Senator PO Piotr Zientarski dodał, że „samorządowcy są bezpośrednio wybierani w swoich małych ojczyznach, to oni dostają wotum zaufania, wybrani radni ustalają zasady wynagradzania”.
Ingerencja w ich uposażenia, a właściwie w ich kompetencje, absolutnie nie może być akceptowana
— oświadczył.
My, samorządowcy, będziemy musieli odpowiedzieć za pazerność i chciwość rządu. 3,5 roku jestem wicemarszałkiem i liczba nagród, i premii wynosi u mnie zero zł. Teraz za tę ciężką pracę każdego dnia będziemy musieli odpowiedzieć prawdopodobnie obniżką wynagrodzenia. No trudno
— powiedział wicemarszałek województwa zachodniopomorskiego, szef koszalińskiej PO Tomasz Sobieraj.
Gawłowski, nie wiedząc, że wiceminister SWiA Paweł Szefernaker przekazał już swoją nagrodę Caritas Diecezji Koszalińsko-Kołobrzeskiej, zaproponował, by oddał ja na rzecz koszalińskiego hospicjum. Szefernaker przekazał kwotę netto 34.162,00 zł; Gawłowski stwierdził, że „dostał 51 tys. zł i tyle powinien zwrócić”.

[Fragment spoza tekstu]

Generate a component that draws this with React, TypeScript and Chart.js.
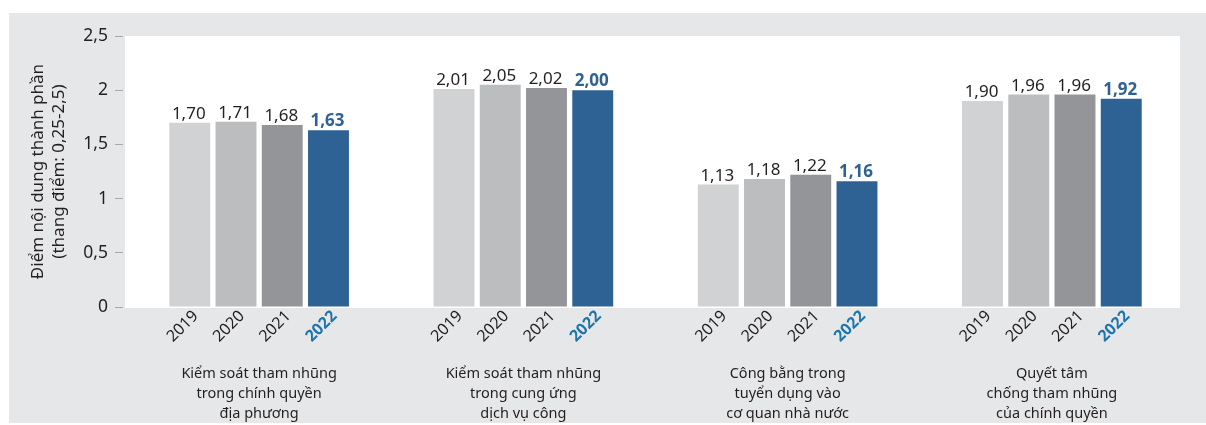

To że oddał netto to jego problem. Dostał 51 tys. zł i tyle powinien wpłacić. 20 tys. zł ciągle jeszcze może przekazać na konto hospicjum. Mamy prawo oczekiwać od niego zwrotu całości - czyli 51 tys. zł.
— powiedział Gawłowski.
Senator Zientarski dodał, że „jeśli ktoś przekazuje darowiznę, to jednocześnie służy mu odliczenie od podatku, czyli tak czy inaczej na tym zyskuje”.